With the results registered in the third quarter — a 1.7% slip compared to the previous three months — the 2015 GDP is expected to end with a contraction of close to 4%. And with this figure, the hopes that 2016 will bring any breath of fresh air have hereby evaporated. Next year will bring more economic contraction, despite the Rio Olympics. Only in 2017 can we hope for some, albeit timid growth. And that's if we're lucky.
Collapsing domestic demand is affecting all sectors of the economy, including gas and oil companies and the construction industry, which are such vital engines for employment and investment.
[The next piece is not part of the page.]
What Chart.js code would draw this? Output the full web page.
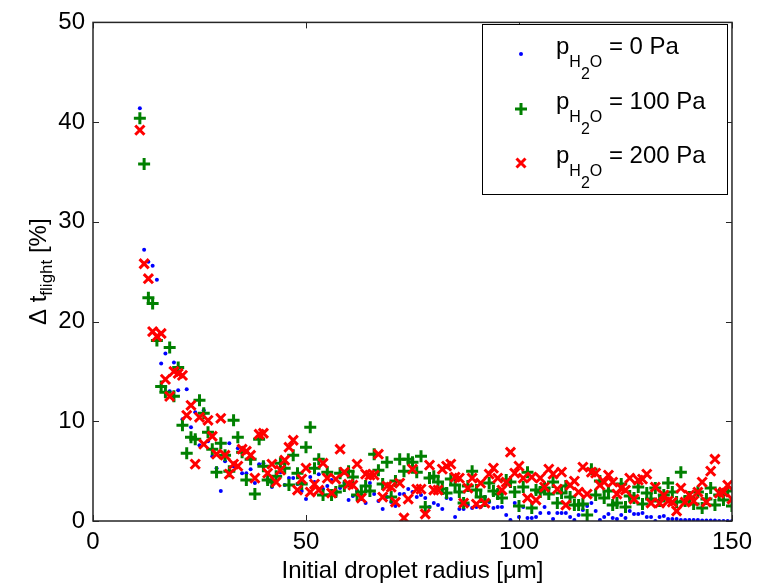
<!DOCTYPE html>
<html>
<head>
<meta charset="utf-8">
<script src="https://cdn.jsdelivr.net/npm/chart.js@4"></script>
<style>
  body { margin: 0; background: #fff; }
  #c { display: block; }
</style>
</head>
<body>
<canvas id="c" width="759" height="588" style="width:759px;height:588px"></canvas>
<script>
// droplet radius [um], one point per radius for each series
const radius = [];
for (let r = 11; r <= 150; r++) radius.push(r);

const p0 = [
  41.4, 27.2, 26.0, 25.6, 24.2, 15.8, 16.8, 13.0, 15.9, 13.1,
  10.2, 13.2, 9.4, 10.9, 7.6, 11.1, 8.0, 6.5, 5.3, 3.0,
  6.0, 7.8, 5.5, 7.3, 4.8, 4.8, 5.2, 3.8, 5.7, 5.8,
  4.2, 3.4, 4.0, 4.9, 3.6, 4.3, 4.3, 3.7, 3.0, 2.2,
  4.4, 3.9, 4.7, 3.2, 3.5, 4.1, 3.0, 3.3, 3.8, 2.1,
  2.5, 3.0, 2.2, 1.8, 3.8, 2.7, 2.0, 1.2, 2.4, 1.9,
  1.5, 2.7, 2.7, 3.2, 2.9, 2.4, 2.6, 2.3, 1.4, 1.8,
  1.6, 1.2, 2.3, 2.2, 0.4, 1.2, 1.2, 1.6, 1.3, 1.4,
  1.4, 2.4, 1.9, 1.3, 1.4, 1.4, 0.6, 0.1, 1.8, 0.4,
  1.4, 0.3, 0.3, 0.4, 0.8, 1.4, 0.8, 0.2, 0.8, 0.8,
  0.8, 0.4, 0.1, 0.6, 1.1, 1.5, 1.8, 1.0, 0.1, 0.4,
  0.7, 0.3, 0.2, 0.6, 0.3, 1.0, 0.7, 0.7, 0.8, 0.4,
  0.4, 0.0, 0.4, 0.5, 0.2, 0.2, 0.2, 0.1, 0.1, 0.1,
  0.1, 0.1, 0.05, 0.05, 0.05, 0.05, 0.0, 0.0, 0.0, 0.0
];

const p100 = [
  40.4, 35.8, 22.4, 21.8, 18.1, 13.5, 12.9, 17.4, 12.5, 15.4,
  9.6, 6.8, 8.4, 8.2, 12.1, 10.8, 8.9, 7.2, 4.9, 7.8,
  6.6, 5.0, 10.1, 8.4, 6.9, 4.1, 6.2, 2.7, 8.2, 5.5,
  4.1, 3.9, 4.5, 5.8, 5.3, 3.6, 6.6, 4.8, 3.7, 7.4,
  9.4, 5.3, 6.2, 2.6, 4.9, 2.6, 2.9, 4.8, 3.5, 5.0,
  4.4, 2.6, 2.9, 3.5, 3.0, 6.7, 5.1, 3.7, 5.9, 2.4,
  4.0, 6.2, 5.0, 6.2, 5.9, 4.9, 6.5, 1.4, 4.3, 4.5,
  3.9, 3.2, 2.8, 4.2, 3.6, 2.9, 1.8, 3.5, 5.0, 3.1,
  2.4, 2.0, 3.8, 3.0, 2.7, 2.3, 4.1, 3.9, 2.9, 1.5,
  3.4, 4.9, 1.3, 3.1, 2.9, 3.3, 2.7, 3.9, 1.8, 2.8,
  3.5, 2.4, 1.6, 1.6, 1.7, 0.6, 5.2, 2.6, 4.0, 2.3,
  3.0, 1.6, 1.8, 3.7, 1.4, 2.5, 2.3, 3.4, 1.7, 2.8,
  2.2, 3.3, 2.0, 2.6, 3.8, 2.9, 1.9, 4.9, 2.0, 2.4,
  1.7, 2.9, 1.3, 2.2, 3.3, 1.6, 2.6, 2.1, 3.0, 1.5
];

const p200 = [
  39.2, 25.8, 24.3, 19.0, 18.5, 18.8, 14.2, 12.5, 15.0, 14.8,
  14.6, 10.6, 11.6, 5.7, 10.4, 7.7, 10.1, 8.5, 6.7, 10.3,
  6.6, 4.7, 5.7, 5.5, 7.2, 7.0, 6.6, 4.3, 8.7, 8.8,
  4.8, 5.7, 3.9, 5.1, 6.1, 7.4, 8.1, 3.1, 4.2, 5.3,
  2.9, 3.7, 3.1, 5.8, 4.3, 2.8, 4.2, 7.2, 4.9, 3.7,
  3.6, 5.7, 2.3, 4.7, 4.6, 4.6, 6.7, 2.4, 3.5, 3.4,
  1.9, 3.8, 0.3, 2.2, 5.2, 3.2, 3.2, 0.7, 5.6, 3.1,
  3.1, 5.2, 5.5, 5.7, 4.4, 4.3, 1.8, 3.3, 4.3, 1.7,
  3.8, 1.8, 4.7, 5.3, 4.3, 3.1, 3.9, 6.9, 4.8, 5.5,
  4.3, 2.3, 4.4, 2.1, 4.3, 3.4, 5.2, 4.7, 3.2, 4.9,
  1.6, 3.6, 4.0, 2.9, 5.4, 2.7, 4.9, 4.8, 3.6, 3.9,
  4.6, 3.9, 2.7, 3.3, 3.1, 4.3, 2.2, 4.1, 4.2, 4.7,
  1.8, 3.4, 1.8, 2.6, 2.0, 1.9, 1.0, 3.3, 1.9, 2.6,
  2.0, 2.9, 3.9, 1.9, 5.0, 6.2, 2.8, 2.9, 3.6, 2.2
];

const xTicks = [0, 50, 100, 150];
const yTicks = [0, 10, 20, 30, 40, 50];
const seriesLabels = ["0 Pa", "100 Pa", "200 Pa"];

const FONT = "Liberation Sans, Arial, Helvetica, sans-serif";

function pts(ys) {
  return radius.map((r, i) => ({ x: r, y: ys[i] }));
}

// frame, inward ticks, axis titles and the legend, drawn MATLAB style
const decor = {
  id: "decor",
  afterDraw(chart) {
    const ctx = chart.ctx;
    const a = chart.chartArea;
    const xs = chart.scales.x, ys = chart.scales.y;
    ctx.save();
    ctx.strokeStyle = "#262626";
    ctx.lineWidth = 1.5;
    ctx.strokeRect(a.left, a.top, a.right - a.left, a.bottom - a.top);
    ctx.lineWidth = 1;
    const tl = 6;
    ctx.beginPath();
    xTicks.forEach(v => {
      const px = Math.round(xs.getPixelForValue(v)) + 0.5;
      ctx.moveTo(px, a.bottom); ctx.lineTo(px, a.bottom - tl);
      ctx.moveTo(px, a.top); ctx.lineTo(px, a.top + tl);
    });
    yTicks.forEach(v => {
      const py = Math.round(ys.getPixelForValue(v)) + 0.5;
      ctx.moveTo(a.left, py); ctx.lineTo(a.left + tl, py);
      ctx.moveTo(a.right, py); ctx.lineTo(a.right - tl, py);
    });
    ctx.stroke();

    ctx.fillStyle = "#000";
    // x title
    ctx.font = "24px " + FONT;
    ctx.textAlign = "center";
    ctx.textBaseline = "alphabetic";
    ctx.fillText("Initial droplet radius [\u03bcm]", (a.left + a.right) / 2, 578);

    // y title with subscript
    ctx.save();
    ctx.translate(46, (a.top + a.bottom) / 2);
    ctx.rotate(-Math.PI / 2);
    ctx.textAlign = "left";
    const big = "24px " + FONT, small = "17px " + FONT;
    ctx.font = big; const w1 = ctx.measureText("\u0394 t").width;
    ctx.font = small; const w2 = ctx.measureText("flight").width;
    ctx.font = big; const w3 = ctx.measureText(" [%]").width;
    let x0 = -(w1 + w2 + w3) / 2;
    ctx.font = big; ctx.fillText("\u0394 t", x0, 0); x0 += w1;
    ctx.font = small; ctx.fillText("flight", x0, 6); x0 += w2;
    ctx.font = big; ctx.fillText(" [%]", x0, 0);
    ctx.restore();

    // legend
    const lx = 482, ly = 24, lw = 245, lh = 170;
    ctx.fillStyle = "#fff";
    ctx.fillRect(lx, ly, lw, lh);
    ctx.strokeStyle = "#000";
    ctx.lineWidth = 1;
    ctx.strokeRect(lx + 0.5, ly + 0.5, lw, lh);
    const rows = [54, 109, 163];
    const mx = 521;
    rows.forEach((cy, i) => {
      ctx.lineWidth = 3;
      if (i === 0) {
        ctx.fillStyle = "#0000ff";
        ctx.beginPath(); ctx.arc(mx, cy, 2, 0, Math.PI * 2); ctx.fill();
      } else if (i === 1) {
        ctx.strokeStyle = "#008000";
        ctx.beginPath();
        ctx.moveTo(mx - 6, cy); ctx.lineTo(mx + 6, cy);
        ctx.moveTo(mx, cy - 6); ctx.lineTo(mx, cy + 6);
        ctx.stroke();
      } else {
        ctx.strokeStyle = "#ff0000";
        ctx.beginPath();
        ctx.moveTo(mx - 4.5, cy - 4.5); ctx.lineTo(mx + 4.5, cy + 4.5);
        ctx.moveTo(mx - 4.5, cy + 4.5); ctx.lineTo(mx + 4.5, cy - 4.5);
        ctx.stroke();
      }
      ctx.fillStyle = "#000";
      ctx.textAlign = "left";
      const base = cy;
      let tx = 556;
      ctx.font = "24px " + FONT;
      ctx.fillText("p", tx, base); tx += ctx.measureText("p").width;
      ctx.font = "16px " + FONT;
      ctx.fillText("H", tx, base + 13); tx += ctx.measureText("H").width;
      ctx.fillText("2", tx, base + 25); tx += ctx.measureText("2").width;
      ctx.fillText("O", tx, base + 13); tx += ctx.measureText("O").width;
      ctx.font = "24px " + FONT;
      ctx.fillText(" = " + seriesLabels[i], tx, base);
    });
    ctx.restore();
  }
};

new Chart(document.getElementById("c"), {
  type: "scatter",
  data: {
    datasets: [
      {
        label: "0 Pa",
        data: pts(p0),
        order: 3,
        pointStyle: "circle",
        pointRadius: 2,
        pointBorderWidth: 0,
        backgroundColor: "#0000ff",
        borderColor: "#0000ff"
      },
      {
        label: "100 Pa",
        data: pts(p100),
        order: 2,
        pointStyle: "cross",
        pointRadius: 6,
        pointBorderWidth: 3,
        borderColor: "#008000",
        backgroundColor: "#008000"
      },
      {
        label: "200 Pa",
        data: pts(p200),
        order: 1,
        pointStyle: "crossRot",
        pointRadius: 6.5,
        pointBorderWidth: 3,
        borderColor: "#ff0000",
        backgroundColor: "#ff0000"
      }
    ]
  },
  options: {
    responsive: false,
    animation: false,
    devicePixelRatio: 1,
    layout: { padding: { top: 16, right: 22, left: 0, bottom: 0 } },
    plugins: { legend: { display: false }, tooltip: { enabled: false } },
    events: [],
    scales: {
      x: {
        type: "linear",
        min: 0,
        max: 150,
        afterFit: s => { s.height = 67; },
        afterBuildTicks: s => { s.ticks = xTicks.map(v => ({ value: v })); },
        grid: { display: false, drawTicks: false },
        border: { display: false },
        ticks: { font: { family: FONT, size: 24 }, color: "#000", padding: 7, maxRotation: 0 }
      },
      y: {
        type: "linear",
        min: 0,
        max: 50,
        afterFit: s => { s.width = 93; },
        afterBuildTicks: s => { s.ticks = yTicks.map(v => ({ value: v })); },
        grid: { display: false, drawTicks: false },
        border: { display: false },
        ticks: { font: { family: FONT, size: 24 }, color: "#000", padding: 8 }
      }
    }
  },
  plugins: [decor]
});
</script>
</body>
</html>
The breadth of the crisis is as unusual as it is troubling, making it all the more difficult to foresee a possible path to recovery.
The extent to which all of this affects people's daily lives has yet to be entirely assessed, though we can already see a reversal of the positive trends of the past decade. Informal "off-the-books" employment, for instance, is on the rise again, as is youth unemployment. If the least pessimistic forecasts are right, the country will have lost 4.5 million proper jobs by next year.
For these reasons, the current recession will likely last longer than those we went through in 2003 and 2009. In both cases, the Brazilian economy returned to growth less than a year later, and quickly recovered what it had lost. But this time, it's almost certain that the country will reach 2018 with a lower level of production than in 2014.
All of this underscores just how precarious the government's economic model really is. Rather than build any kind of solid foundation, the ruling Workers' Party, or PT, has simply reaped the fruits of a positive global outlook to give away money and buy support among politicians and entrepreneurs for what is ultimately a rather primitive economic project.
There has been no shortage of warnings of the impending failure of the PT's policy choices, which are marked by coarse interventionism and arbitrary efforts to favor this or that sector. In this shady environment, it should be no surprise that corruption and the worst practices of public administration are thriving.
Changing this gloomy picture will require the establishment of a policy that's the exact opposite to what the successive PT governments have built. To start with, our leaders need to establish a system based on productivity, openness and transparency.
If there's one benefit to this situation, it's that our economic situation has deteriorated to such an extent that the need to pursue serious reforms is finally getting the attention it so desperately deserves.